Last month, RFI’s Nathan Berkeley wrote an essay for Public Discourse on how “The Michigan Conversion Therapy Ban Violates Human Nature and Religious Freedom.“ In subsequent research, RFI has found that “conversion therapy” bans with nearly identical language to Michigan’s are on the books in 21 states. The first one was enacted in California in 2012, and they represent similar threats to religious mental health practitioners working in those states. Four additional states — Pennsylvania, North Carolina, Wisconsin, and Arizona — have similar bans in place through executive orders. The bans in Wisconsin, Nevada, and North Carolina are more limited in scope in that they restrict government funding from going to services or programs involving “conversion therapy,” while not forbidding the practice generally. But they still employ the same overly expansive, harmful definition.
Given that these state bans mirror Michigan’s, they also prohibit efforts to change a person’s sexual behavior or “gender expression.” The inclusion of behaviors and expressions makes explicit what is usually obscured when “sexual orientation” and “gender identity” (SOGI) are employed in law. A closer look reveals why those aspects of SOGI are so pernicious. As Berkeley argued in Public Discourse:
When it comes to law, as well as social norms, it is time to stop treating behaviors and expressions as if they are, in themselves, innate and immutable aspects of the identities they purportedly reflect.
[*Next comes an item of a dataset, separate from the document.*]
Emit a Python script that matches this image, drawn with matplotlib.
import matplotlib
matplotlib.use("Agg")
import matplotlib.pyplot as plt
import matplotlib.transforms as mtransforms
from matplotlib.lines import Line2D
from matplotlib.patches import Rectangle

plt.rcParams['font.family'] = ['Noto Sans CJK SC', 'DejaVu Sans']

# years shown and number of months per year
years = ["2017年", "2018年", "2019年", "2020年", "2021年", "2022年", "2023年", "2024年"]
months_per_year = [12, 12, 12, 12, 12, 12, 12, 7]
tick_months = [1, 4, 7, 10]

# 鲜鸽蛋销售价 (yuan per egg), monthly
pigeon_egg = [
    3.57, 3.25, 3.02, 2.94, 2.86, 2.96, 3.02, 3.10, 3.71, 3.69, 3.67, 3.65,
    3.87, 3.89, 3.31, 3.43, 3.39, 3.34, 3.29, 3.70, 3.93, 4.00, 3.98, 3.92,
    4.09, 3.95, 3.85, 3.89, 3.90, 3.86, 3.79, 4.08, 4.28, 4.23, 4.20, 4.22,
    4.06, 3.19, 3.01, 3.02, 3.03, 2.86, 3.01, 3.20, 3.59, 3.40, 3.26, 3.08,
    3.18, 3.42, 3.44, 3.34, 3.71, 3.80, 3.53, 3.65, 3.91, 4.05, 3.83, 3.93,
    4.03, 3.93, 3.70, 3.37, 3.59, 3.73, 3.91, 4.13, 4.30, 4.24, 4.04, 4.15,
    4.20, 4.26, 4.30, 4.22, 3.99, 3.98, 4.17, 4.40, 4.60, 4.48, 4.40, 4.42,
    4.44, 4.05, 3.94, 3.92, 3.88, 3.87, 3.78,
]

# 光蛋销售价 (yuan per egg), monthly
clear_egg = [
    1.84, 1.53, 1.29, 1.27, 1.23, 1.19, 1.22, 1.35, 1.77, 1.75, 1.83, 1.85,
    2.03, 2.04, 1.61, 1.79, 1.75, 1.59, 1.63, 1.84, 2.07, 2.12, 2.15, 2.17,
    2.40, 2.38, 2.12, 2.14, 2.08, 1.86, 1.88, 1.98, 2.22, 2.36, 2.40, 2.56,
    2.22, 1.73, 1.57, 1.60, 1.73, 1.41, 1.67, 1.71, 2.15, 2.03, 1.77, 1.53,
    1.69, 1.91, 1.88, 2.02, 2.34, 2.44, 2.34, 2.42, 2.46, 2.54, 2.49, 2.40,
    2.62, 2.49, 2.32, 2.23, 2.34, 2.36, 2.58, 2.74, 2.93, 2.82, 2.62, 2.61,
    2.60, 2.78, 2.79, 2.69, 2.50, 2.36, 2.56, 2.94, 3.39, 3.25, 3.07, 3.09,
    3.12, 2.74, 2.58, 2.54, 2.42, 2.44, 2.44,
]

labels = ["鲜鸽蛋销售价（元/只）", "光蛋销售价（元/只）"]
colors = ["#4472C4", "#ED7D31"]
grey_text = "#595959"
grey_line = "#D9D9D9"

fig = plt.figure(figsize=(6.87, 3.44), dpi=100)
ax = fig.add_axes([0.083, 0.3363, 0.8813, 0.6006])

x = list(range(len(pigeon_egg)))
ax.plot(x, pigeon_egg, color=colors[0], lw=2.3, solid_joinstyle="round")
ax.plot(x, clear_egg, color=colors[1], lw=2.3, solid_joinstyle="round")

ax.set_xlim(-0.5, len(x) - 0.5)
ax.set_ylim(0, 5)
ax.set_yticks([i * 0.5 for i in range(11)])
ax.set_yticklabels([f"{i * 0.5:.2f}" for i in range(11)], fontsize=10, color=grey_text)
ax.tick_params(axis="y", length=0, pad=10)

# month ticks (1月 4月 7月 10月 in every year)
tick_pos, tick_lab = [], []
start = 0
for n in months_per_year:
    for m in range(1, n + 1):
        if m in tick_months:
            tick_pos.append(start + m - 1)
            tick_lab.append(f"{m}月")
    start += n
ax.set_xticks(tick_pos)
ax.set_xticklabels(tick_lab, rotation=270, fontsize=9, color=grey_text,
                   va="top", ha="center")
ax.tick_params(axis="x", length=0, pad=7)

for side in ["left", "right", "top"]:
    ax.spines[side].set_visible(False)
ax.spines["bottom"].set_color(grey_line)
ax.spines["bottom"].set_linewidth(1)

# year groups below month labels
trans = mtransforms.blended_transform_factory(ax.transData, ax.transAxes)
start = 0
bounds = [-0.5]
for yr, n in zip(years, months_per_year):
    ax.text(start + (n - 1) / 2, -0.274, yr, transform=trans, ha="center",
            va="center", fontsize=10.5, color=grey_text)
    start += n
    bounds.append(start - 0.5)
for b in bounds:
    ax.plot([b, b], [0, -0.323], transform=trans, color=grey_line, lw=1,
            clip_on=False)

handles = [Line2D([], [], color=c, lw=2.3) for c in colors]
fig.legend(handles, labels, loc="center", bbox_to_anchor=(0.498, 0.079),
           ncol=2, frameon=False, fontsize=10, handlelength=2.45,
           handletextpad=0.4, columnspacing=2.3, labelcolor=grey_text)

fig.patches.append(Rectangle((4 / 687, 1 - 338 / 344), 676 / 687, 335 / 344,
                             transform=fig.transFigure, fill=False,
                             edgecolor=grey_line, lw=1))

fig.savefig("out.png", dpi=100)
In the context of ‘sexual orientation’ and ‘gender identity,’ such an approach is particularly troubling. Human desires and inclinations, and their fulfillment, are not good merely because they are experienced, named, and acted on. They must be examined based on standards beyond the self. In other words, no exclusively inward turn will settle these questions. And no law should try to force therapists to act otherwise.
Michigan’s ban on conversion therapy essentially compels religious therapists to treat certain psychological inclinations—and their expressions—as incontrovertible goods to be encouraged when counseling their child clients. It obliges them to compromise their professional judgment and commits them to a flawed view of the human person. For Catholics and many other people of faith, human beings are not merely subject to our desires and inclinations. Rather, we are responsible moral agents whom God created with the capacity to discern and pursue what is good in the midst of our many and varied inward experiences. Michigan’s ban is premised on a decidedly different anthropology. At the deepest level, this is the basis on which it undermines the free exercise of religion (and freedom of speech) of [Catholic and a range of other religious] therapists…
For these reasons, the “conversion therapy” bans in these 21 states do not “simply place some technical limit on those who work in the mental health profession. [They] instead validate and mandate a harmful conception of human nature and identity that is antithetical to the convictions of countless religious professionals who faithfully serve in this space.”
These bans, and the concerted effort that led to their enactment, demand scrutiny. And, whatever the initial intentions behind them were, they should be repealed.